Even now, it is unclear whether Philbrick should be seen as an incorrigible dealmaker who gambled recklessly to get his finances back in order or a calculating narcissist, who stopped at nothing to get naïve art investors to pump money into his dead certs. One thing is certainly clear, his prolonged period of fraudulence could only have been possible in an art market that revels in its deregulation and opacity.
No doubt FAP have learnt a lesson they will never forget; provenance research is immaterial if you fail to do due diligence on the people with whom you go into business. But once FAP had cottoned on to what Philbrick was doing, they moved with terrific speed. Their lawsuit, issued in October of last year, sent a tremor throughout the art world and opened the litigatious floodgates. It was also the catalyst for the young dealer’s harebrained attempt to go into hiding on the Pacific island of Vanuatu.
Under the misconception that there was no extradition treaty in place between the pacific island and the US, he openly made use of his name (signing up for tennis coaching) and bragged of his importance to the locals. After the NY branch of the FBI caught up with him, he was led in cable ties to the airport where he was flown back to New York to face charges. Commentators believe that Philbrick owes as much as $70 million to his former friends and associates.
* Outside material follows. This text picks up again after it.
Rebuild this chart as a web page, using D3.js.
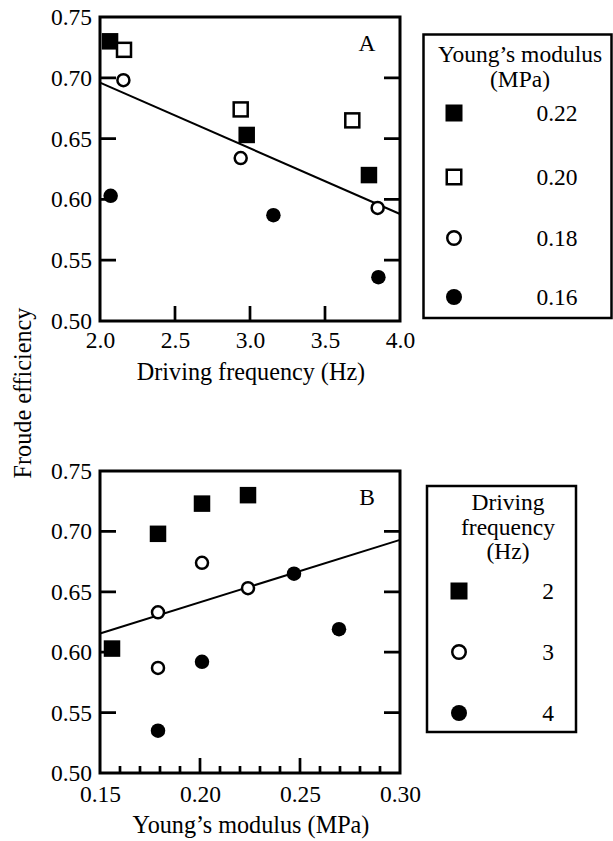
<!DOCTYPE html>
<html><head><meta charset="utf-8">
<script src="https://cdn.jsdelivr.net/npm/d3@7"></script>
<style>
html,body{margin:0;padding:0;background:#fff;}
svg text{font-family:"Liberation Serif","Times New Roman",serif;fill:#000;}
</style></head>
<body><svg id="chart" width="613" height="841" font-family="Liberation Serif"></svg>
<script>
// ---------- Data ----------
// Panel A: Froude efficiency vs driving frequency, grouped by Young's modulus
const modulusLabels = ["0.22", "0.20", "0.18", "0.16"];
const modulusSymbols = ["filledSquare", "openSquare", "openCircle", "filledCircle"];
const freqA_022 = [2.067, 2.978, 3.793];
const effA_022  = [0.730, 0.653, 0.620];
const freqA_020 = [2.160, 2.938, 3.682];
const effA_020  = [0.723, 0.674, 0.665];
const freqA_018 = [2.156, 2.938, 3.851];
const effA_018  = [0.698, 0.634, 0.593];
const freqA_016 = [2.071, 3.156, 3.856];
const effA_016  = [0.603, 0.587, 0.536];
const fitA_x = [2.0, 4.0];
const fitA_y = [0.696, 0.588];

// Panel B: Froude efficiency vs Young's modulus, grouped by driving frequency
const freqLabels = ["2", "3", "4"];
const freqSymbols = ["filledSquare", "openCircle", "filledCircle"];
const modB_2 = [0.156, 0.179, 0.201, 0.224];
const effB_2 = [0.603, 0.698, 0.723, 0.730];
const modB_3 = [0.179, 0.179, 0.201, 0.224];
const effB_3 = [0.633, 0.587, 0.674, 0.653];
const modB_4 = [0.179, 0.201, 0.247, 0.2695];
const effB_4 = [0.535, 0.592, 0.665, 0.619];
const fitB_x = [0.15, 0.30];
const fitB_y = [0.6155, 0.693];

// Ticks
const yTicks = [0.50, 0.55, 0.60, 0.65, 0.70, 0.75];
const xTicksA = [2.0, 2.5, 3.0, 3.5, 4.0];
const xTicksB = [0.15, 0.20, 0.25, 0.30];
const xMinorB = [0.16,0.17,0.18,0.19,0.21,0.22,0.23,0.24,0.26,0.27,0.28,0.29];

// ---------- Drawing ----------
const svg = d3.select("#chart");
const FS = 23.5;
const FT = 24.2;
const FF = '"Liberation Serif","Times New Roman",serif';

function drawMarker(g, type, cx, cy, big) {
  const s = big ? 17 : 16.5;
  const r = big ? 8 : 7.25;
  if (type === "filledSquare") {
    g.append("rect").attr("x", cx - s/2).attr("y", cy - s/2).attr("width", s).attr("height", s).attr("fill", "#000");
  } else if (type === "openSquare") {
    const si = s - 2.5;
    g.append("rect").attr("x", cx - si/2).attr("y", cy - si/2).attr("width", si).attr("height", si)
      .attr("fill", "#fff").attr("stroke", "#000").attr("stroke-width", 2.5);
  } else if (type === "openCircle") {
    g.append("circle").attr("cx", cx).attr("cy", cy).attr("r", r - 1.25)
      .attr("fill", "#fff").attr("stroke", "#000").attr("stroke-width", 2.5);
  } else {
    g.append("circle").attr("cx", cx).attr("cy", cy).attr("r", r).attr("fill", "#000");
  }
}

function panel(opts) {
  const x = d3.scaleLinear().domain(opts.xDomain).range([100, 400]);
  const y = d3.scaleLinear().domain([0.5, 0.75]).range([opts.bottom, opts.top]);
  const g = svg.append("g");

  // regression line
  g.append("line")
    .attr("x1", x(opts.fitX[0])).attr("y1", y(opts.fitY[0]))
    .attr("x2", x(opts.fitX[1])).attr("y2", y(opts.fitY[1]))
    .attr("stroke", "#000").attr("stroke-width", 2);

  // points
  opts.series.forEach(s => {
    s.xs.forEach((xv, i) => drawMarker(g, s.sym, x(xv), y(s.ys[i]), false));
  });

  // tick labels via d3 axes
  const la = g.append("g").attr("transform", "translate(100,0)")
    .call(d3.axisLeft(y).tickValues(yTicks).tickSize(0).tickPadding(8).tickFormat(d3.format(".2f")));
  const ba = g.append("g").attr("transform", `translate(0,${opts.bottom})`)
    .call(d3.axisBottom(x).tickValues(opts.xTicks).tickSize(0).tickPadding(opts.xPad).tickFormat(opts.xFormat));
  [la, ba].forEach(a => {
    a.attr("font-family", FF).attr("font-size", FS);
    a.select(".domain").remove();
    a.selectAll("line").remove();
    a.selectAll("text").attr("font-family", FF).attr("font-size", FS).attr("fill", "#000");
  });

  // inward tick marks as one path
  const inner = yTicks.slice(1, -1);
  const p = d3.path();
  inner.forEach(d => { p.moveTo(100, y(d)); p.lineTo(116, y(d)); p.moveTo(384, y(d)); p.lineTo(400, y(d)); });
  opts.xTicks.slice(1, -1).forEach(d => { p.moveTo(x(d), opts.bottom); p.lineTo(x(d), opts.bottom - 15); });
  if (opts.minor) opts.minor.forEach(d => { p.moveTo(x(d), opts.bottom); p.lineTo(x(d), opts.bottom - 7); });
  g.append("path").attr("d", p.toString()).attr("fill", "none").attr("stroke", "#000").attr("stroke-width", 2.7);

  // frame
  g.append("rect").attr("x", 100).attr("y", opts.top).attr("width", 300).attr("height", opts.bottom - opts.top)
    .attr("fill", "none").attr("stroke", "#000").attr("stroke-width", 3);

  // panel letter
  g.append("text").attr("x", 367).attr("y", opts.top + 34).attr("text-anchor", "middle")
    .attr("font-size", FS).text(opts.letter);

  // x title
  g.append("text").attr("x", 251).attr("y", opts.titleY).attr("text-anchor", "middle")
    .attr("font-size", FT).text(opts.xTitle);

  // legend
  const L = opts.legend;
  g.append("rect").attr("x", L.x0).attr("y", L.y0).attr("width", L.x1 - L.x0).attr("height", L.y1 - L.y0)
    .attr("fill", "#fff").attr("stroke", "#000").attr("stroke-width", 2.5);
  L.title.forEach((t, i) => {
    g.append("text").attr("x", L.titleX).attr("y", L.titleYs[i]).attr("text-anchor", "middle")
      .attr("font-size", FS).text(t);
  });
  L.labels.forEach((lab, i) => {
    drawMarker(g, L.syms[i], L.markX, L.rows[i], true);
    g.append("text").attr("x", L.labelX).attr("y", L.rows[i] + 7.5).attr("text-anchor", "middle")
      .attr("font-size", FS).text(lab);
  });
}

panel({
  xDomain: [2, 4], top: 17, bottom: 321,
  fitX: fitA_x, fitY: fitA_y,
  series: [
    {xs: freqA_022, ys: effA_022, sym: modulusSymbols[0]},
    {xs: freqA_020, ys: effA_020, sym: modulusSymbols[1]},
    {xs: freqA_018, ys: effA_018, sym: modulusSymbols[2]},
    {xs: freqA_016, ys: effA_016, sym: modulusSymbols[3]}
  ],
  xTicks: xTicksA, xFormat: d3.format(".1f"), xPad: 10.5,
  letter: "A", xTitle: "Driving frequency (Hz)", titleY: 380,
  legend: {
    x0: 423.5, y0: 34.5, x1: 611.5, y1: 318,
    title: ["Young\u2019s modulus", "(MPa)"], titleX: 520, titleYs: [62, 87],
    syms: modulusSymbols, labels: modulusLabels,
    markX: 454, labelX: 557, rows: [113, 177, 238, 297]
  }
});

panel({
  xDomain: [0.15, 0.30], top: 471, bottom: 773,
  fitX: fitB_x, fitY: fitB_y,
  series: [
    {xs: modB_2, ys: effB_2, sym: freqSymbols[0]},
    {xs: modB_3, ys: effB_3, sym: freqSymbols[1]},
    {xs: modB_4, ys: effB_4, sym: freqSymbols[2]}
  ],
  xTicks: xTicksB, xFormat: d3.format(".2f"), xPad: 12.5, minor: xMinorB,
  letter: "B", xTitle: "Young\u2019s modulus (MPa)", titleY: 833,
  legend: {
    x0: 427, y0: 486, x1: 576, y1: 732,
    title: ["Driving", "frequency", "(Hz)"], titleX: 508, titleYs: [510, 535, 559],
    syms: freqSymbols, labels: freqLabels,
    markX: 459, labelX: 548, rows: [591, 652, 713]
  }
});

// shared y-axis title
svg.append("text").attr("transform", "translate(31,393) rotate(-90)").attr("text-anchor", "middle")
  .attr("font-size", FT).text("Froude efficiency");
</script>
</body></html>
The criminal investigation is likely to shed further light on the shadowy world of art-flipping and profiteering, where art-investors treat art purely as a commodity, bought for no other reason other than to flip for profit a few months later. When dishonest characters such as Philbrick are given a seemingly endless supply of cash, it is perhaps inevitable that they’ll eventually go rogue and bring the castle falling down around them. In the meantime, while we pour over the details of yet another headline-grabbing tale of deceit and betrayal, a clearly talented individual faces years behind bars.